Monitoring VLAN traffic in a data center

In a physical data center, all intra-connected VLAN traffic is likely seen and reported on.  More advanced companies can see and report on intra-host communication even in the same VLAN.  The very advanced ones cannot only see and report on that traffic, but they can control and block it as well.

 

Controlling VLAN traffic in the cloud

When the move to the cloud is made, controlling VLAN traffic becomes imperative.  Not just for security purposes, but troubleshooting as well.  If traffic cannot be seen, how is it possible to troubleshoot a problem?  This is for companies that have advanced security requirements.  But what about ones that just want to see ingress and egress, north-south traffic?  Just the basics.

Ironically enough, 15 or 20 years ago most edge security was done with a cisco router and packet filter ACL, or extended stateful inspection ACLs.  The logs where difficult to read and if you wanted to debug something, sifting through text was the only way.

 

Back to the Future with Logs

How do you look at north/south traffic in the cloud today? If you don’t have experience with it yet, the answer is you don’t.  Every cloud provider comes with firewall security, but how do you see and report on those logs?  Logging is free, but in order to analyze, review and come up with a baseline, you need to buy more product and then, and only then, do you have logs.  However, you are back to 20 years ago with a bunch of text to sift through.

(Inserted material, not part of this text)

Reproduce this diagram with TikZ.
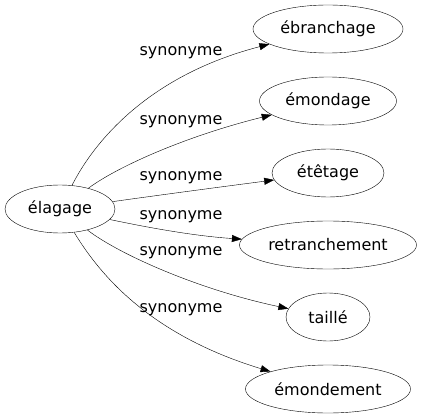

The point is that the cloud’s edge comes with a firewall.  It has to.  But for all of the advancements we have made over the past 20 years, if you don’t have a third-party firewall, you are in an advanced cloud with the same security that had been used 20 years ago. Namely, a stateful, packet-filter firewall with terrible logging.  That firewall also lacks advanced threat protections — and by virtue of being in the cloud, you are a target.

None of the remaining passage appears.